• Information supplied:
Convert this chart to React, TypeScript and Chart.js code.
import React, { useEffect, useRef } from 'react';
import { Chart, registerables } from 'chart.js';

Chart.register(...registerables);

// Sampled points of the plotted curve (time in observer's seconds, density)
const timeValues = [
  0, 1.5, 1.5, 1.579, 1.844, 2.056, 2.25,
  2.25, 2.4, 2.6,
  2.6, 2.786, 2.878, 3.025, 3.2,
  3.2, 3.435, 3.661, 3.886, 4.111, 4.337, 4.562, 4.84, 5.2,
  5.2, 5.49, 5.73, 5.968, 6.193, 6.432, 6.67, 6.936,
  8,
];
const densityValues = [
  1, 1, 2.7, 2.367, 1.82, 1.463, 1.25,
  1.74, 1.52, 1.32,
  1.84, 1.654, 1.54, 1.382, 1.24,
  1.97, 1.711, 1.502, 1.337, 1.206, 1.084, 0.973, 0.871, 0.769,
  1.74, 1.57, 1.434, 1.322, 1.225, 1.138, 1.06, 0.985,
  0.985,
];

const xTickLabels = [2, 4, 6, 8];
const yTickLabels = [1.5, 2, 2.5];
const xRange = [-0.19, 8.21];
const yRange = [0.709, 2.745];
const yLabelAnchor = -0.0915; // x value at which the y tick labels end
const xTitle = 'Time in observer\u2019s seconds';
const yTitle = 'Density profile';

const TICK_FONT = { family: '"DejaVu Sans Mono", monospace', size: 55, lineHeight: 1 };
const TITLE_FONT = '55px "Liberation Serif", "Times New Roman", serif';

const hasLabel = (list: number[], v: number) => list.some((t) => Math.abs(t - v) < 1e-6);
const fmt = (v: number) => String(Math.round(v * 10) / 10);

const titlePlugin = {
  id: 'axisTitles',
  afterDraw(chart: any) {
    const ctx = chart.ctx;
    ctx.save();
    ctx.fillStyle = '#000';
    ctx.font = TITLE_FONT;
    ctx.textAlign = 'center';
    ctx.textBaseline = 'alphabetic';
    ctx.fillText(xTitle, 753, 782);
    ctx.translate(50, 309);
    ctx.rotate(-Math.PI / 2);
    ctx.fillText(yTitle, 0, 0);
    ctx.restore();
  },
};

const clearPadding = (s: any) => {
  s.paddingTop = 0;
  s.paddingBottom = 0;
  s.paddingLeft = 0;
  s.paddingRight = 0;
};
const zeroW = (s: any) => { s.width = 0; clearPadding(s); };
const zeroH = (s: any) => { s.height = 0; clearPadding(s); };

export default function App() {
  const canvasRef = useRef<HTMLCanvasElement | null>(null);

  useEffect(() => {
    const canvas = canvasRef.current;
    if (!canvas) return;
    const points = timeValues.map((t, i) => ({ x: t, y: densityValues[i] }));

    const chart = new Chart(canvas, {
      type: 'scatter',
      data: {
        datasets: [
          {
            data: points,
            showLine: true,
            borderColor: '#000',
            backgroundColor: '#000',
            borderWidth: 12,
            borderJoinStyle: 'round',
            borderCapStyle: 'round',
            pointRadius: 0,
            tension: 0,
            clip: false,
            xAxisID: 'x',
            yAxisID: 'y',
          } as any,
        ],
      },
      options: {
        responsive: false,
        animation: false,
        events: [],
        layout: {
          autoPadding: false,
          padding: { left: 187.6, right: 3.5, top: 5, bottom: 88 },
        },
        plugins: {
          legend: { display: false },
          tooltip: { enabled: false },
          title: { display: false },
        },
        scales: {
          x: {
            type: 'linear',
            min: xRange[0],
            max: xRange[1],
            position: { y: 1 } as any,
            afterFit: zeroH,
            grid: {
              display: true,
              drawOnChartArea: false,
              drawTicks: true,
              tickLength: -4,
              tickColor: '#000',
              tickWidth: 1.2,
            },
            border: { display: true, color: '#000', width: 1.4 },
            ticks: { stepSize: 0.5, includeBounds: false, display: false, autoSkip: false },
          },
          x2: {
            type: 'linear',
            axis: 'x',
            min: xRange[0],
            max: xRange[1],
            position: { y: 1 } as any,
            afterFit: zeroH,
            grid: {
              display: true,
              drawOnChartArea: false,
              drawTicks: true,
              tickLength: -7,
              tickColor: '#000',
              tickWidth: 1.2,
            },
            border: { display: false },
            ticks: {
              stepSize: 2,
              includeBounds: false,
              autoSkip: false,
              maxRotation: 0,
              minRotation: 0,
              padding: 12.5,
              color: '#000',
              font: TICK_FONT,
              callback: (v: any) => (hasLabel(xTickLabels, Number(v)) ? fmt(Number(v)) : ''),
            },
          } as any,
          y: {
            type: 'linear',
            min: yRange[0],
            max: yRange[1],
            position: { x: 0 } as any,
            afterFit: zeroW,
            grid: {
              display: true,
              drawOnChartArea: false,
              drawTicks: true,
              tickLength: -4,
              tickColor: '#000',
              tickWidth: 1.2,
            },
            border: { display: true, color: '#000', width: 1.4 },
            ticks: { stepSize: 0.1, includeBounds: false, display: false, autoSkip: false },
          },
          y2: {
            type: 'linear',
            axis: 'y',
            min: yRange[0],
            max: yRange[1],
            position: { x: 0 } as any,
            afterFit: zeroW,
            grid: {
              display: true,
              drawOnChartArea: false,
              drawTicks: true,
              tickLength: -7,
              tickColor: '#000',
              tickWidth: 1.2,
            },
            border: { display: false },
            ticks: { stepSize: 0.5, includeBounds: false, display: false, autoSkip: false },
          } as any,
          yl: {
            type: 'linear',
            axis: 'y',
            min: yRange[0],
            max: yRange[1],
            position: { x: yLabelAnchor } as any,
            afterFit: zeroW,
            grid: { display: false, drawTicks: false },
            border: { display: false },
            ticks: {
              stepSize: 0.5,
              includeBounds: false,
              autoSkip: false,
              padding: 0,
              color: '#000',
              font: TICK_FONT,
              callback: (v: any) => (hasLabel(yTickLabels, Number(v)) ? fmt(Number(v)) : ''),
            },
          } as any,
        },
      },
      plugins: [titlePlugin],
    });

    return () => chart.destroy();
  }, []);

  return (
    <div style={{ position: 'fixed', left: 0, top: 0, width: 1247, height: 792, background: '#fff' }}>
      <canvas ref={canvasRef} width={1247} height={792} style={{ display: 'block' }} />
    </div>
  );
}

• Objective:
Repeat the material above in full, exactly as it stands.

• The result:
Convert this chart to React, TypeScript and Chart.js code.
import React, { useEffect, useRef } from 'react';
import { Chart, registerables } from 'chart.js';

Chart.register(...registerables);

// Sampled points of the plotted curve (time in observer's seconds, density)
const timeValues = [
  0, 1.5, 1.5, 1.579, 1.844, 2.056, 2.25,
  2.25, 2.4, 2.6,
  2.6, 2.786, 2.878, 3.025, 3.2,
  3.2, 3.435, 3.661, 3.886, 4.111, 4.337, 4.562, 4.84, 5.2,
  5.2, 5.49, 5.73, 5.968, 6.193, 6.432, 6.67, 6.936,
  8,
];
const densityValues = [
  1, 1, 2.7, 2.367, 1.82, 1.463, 1.25,
  1.74, 1.52, 1.32,
  1.84, 1.654, 1.54, 1.382, 1.24,
  1.97, 1.711, 1.502, 1.337, 1.206, 1.084, 0.973, 0.871, 0.769,
  1.74, 1.57, 1.434, 1.322, 1.225, 1.138, 1.06, 0.985,
  0.985,
];

const xTickLabels = [2, 4, 6, 8];
const yTickLabels = [1.5, 2, 2.5];
const xRange = [-0.19, 8.21];
const yRange = [0.709, 2.745];
const yLabelAnchor = -0.0915; // x value at which the y tick labels end
const xTitle = 'Time in observer\u2019s seconds';
const yTitle = 'Density profile';

const TICK_FONT = { family: '"DejaVu Sans Mono", monospace', size: 55, lineHeight: 1 };
const TITLE_FONT = '55px "Liberation Serif", "Times New Roman", serif';

const hasLabel = (list: number[], v: number) => list.some((t) => Math.abs(t - v) < 1e-6);
const fmt = (v: number) => String(Math.round(v * 10) / 10);

const titlePlugin = {
  id: 'axisTitles',
  afterDraw(chart: any) {
    const ctx = chart.ctx;
    ctx.save();
    ctx.fillStyle = '#000';
    ctx.font = TITLE_FONT;
    ctx.textAlign = 'center';
    ctx.textBaseline = 'alphabetic';
    ctx.fillText(xTitle, 753, 782);
    ctx.translate(50, 309);
    ctx.rotate(-Math.PI / 2);
    ctx.fillText(yTitle, 0, 0);
    ctx.restore();
  },
};

const clearPadding = (s: any) => {
  s.paddingTop = 0;
  s.paddingBottom = 0;
  s.paddingLeft = 0;
  s.paddingRight = 0;
};
const zeroW = (s: any) => { s.width = 0; clearPadding(s); };
const zeroH = (s: any) => { s.height = 0; clearPadding(s); };

export default function App() {
  const canvasRef = useRef<HTMLCanvasElement | null>(null);

  useEffect(() => {
    const canvas = canvasRef.current;
    if (!canvas) return;
    const points = timeValues.map((t, i) => ({ x: t, y: densityValues[i] }));

    const chart = new Chart(canvas, {
      type: 'scatter',
      data: {
        datasets: [
          {
            data: points,
            showLine: true,
            borderColor: '#000',
            backgroundColor: '#000',
            borderWidth: 12,
            borderJoinStyle: 'round',
            borderCapStyle: 'round',
            pointRadius: 0,
            tension: 0,
            clip: false,
            xAxisID: 'x',
            yAxisID: 'y',
          } as any,
        ],
      },
      options: {
        responsive: false,
        animation: false,
        events: [],
        layout: {
          autoPadding: false,
          padding: { left: 187.6, right: 3.5, top: 5, bottom: 88 },
        },
        plugins: {
          legend: { display: false },
          tooltip: { enabled: false },
          title: { display: false },
        },
        scales: {
          x: {
            type: 'linear',
            min: xRange[0],
            max: xRange[1],
            position: { y: 1 } as any,
            afterFit: zeroH,
            grid: {
              display: true,
              drawOnChartArea: false,
              drawTicks: true,
              tickLength: -4,
              tickColor: '#000',
              tickWidth: 1.2,
            },
            border: { display: true, color: '#000', width: 1.4 },
            ticks: { stepSize: 0.5, includeBounds: false, display: false, autoSkip: false },
          },
          x2: {
            type: 'linear',
            axis: 'x',
            min: xRange[0],
            max: xRange[1],
            position: { y: 1 } as any,
            afterFit: zeroH,
            grid: {
              display: true,
              drawOnChartArea: false,
              drawTicks: true,
              tickLength: -7,
              tickColor: '#000',
              tickWidth: 1.2,
            },
            border: { display: false },
            ticks: {
              stepSize: 2,
              includeBounds: false,
              autoSkip: false,
              maxRotation: 0,
              minRotation: 0,
              padding: 12.5,
              color: '#000',
              font: TICK_FONT,
              callback: (v: any) => (hasLabel(xTickLabels, Number(v)) ? fmt(Number(v)) : ''),
            },
          } as any,
          y: {
            type: 'linear',
            min: yRange[0],
            max: yRange[1],
            position: { x: 0 } as any,
            afterFit: zeroW,
            grid: {
              display: true,
              drawOnChartArea: false,
              drawTicks: true,
              tickLength: -4,
              tickColor: '#000',
              tickWidth: 1.2,
            },
            border: { display: true, color: '#000', width: 1.4 },
            ticks: { stepSize: 0.1, includeBounds: false, display: false, autoSkip: false },
          },
          y2: {
            type: 'linear',
            axis: 'y',
            min: yRange[0],
            max: yRange[1],
            position: { x: 0 } as any,
            afterFit: zeroW,
            grid: {
              display: true,
              drawOnChartArea: false,
              drawTicks: true,
              tickLength: -7,
              tickColor: '#000',
              tickWidth: 1.2,
            },
            border: { display: false },
            ticks: { stepSize: 0.5, includeBounds: false, display: false, autoSkip: false },
          } as any,
          yl: {
            type: 'linear',
            axis: 'y',
            min: yRange[0],
            max: yRange[1],
            position: { x: yLabelAnchor } as any,
            afterFit: zeroW,
            grid: { display: false, drawTicks: false },
            border: { display: false },
            ticks: {
              stepSize: 0.5,
              includeBounds: false,
              autoSkip: false,
              padding: 0,
              color: '#000',
              font: TICK_FONT,
              callback: (v: any) => (hasLabel(yTickLabels, Number(v)) ? fmt(Number(v)) : ''),
            },
          } as any,
        },
      },
      plugins: [titlePlugin],
    });

    return () => chart.destroy();
  }, []);

  return (
    <div style={{ position: 'fixed', left: 0, top: 0, width: 1247, height: 792, background: '#fff' }}>
      <canvas ref={canvasRef} width={1247} height={792} style={{ display: 'block' }} />
    </div>
  );
}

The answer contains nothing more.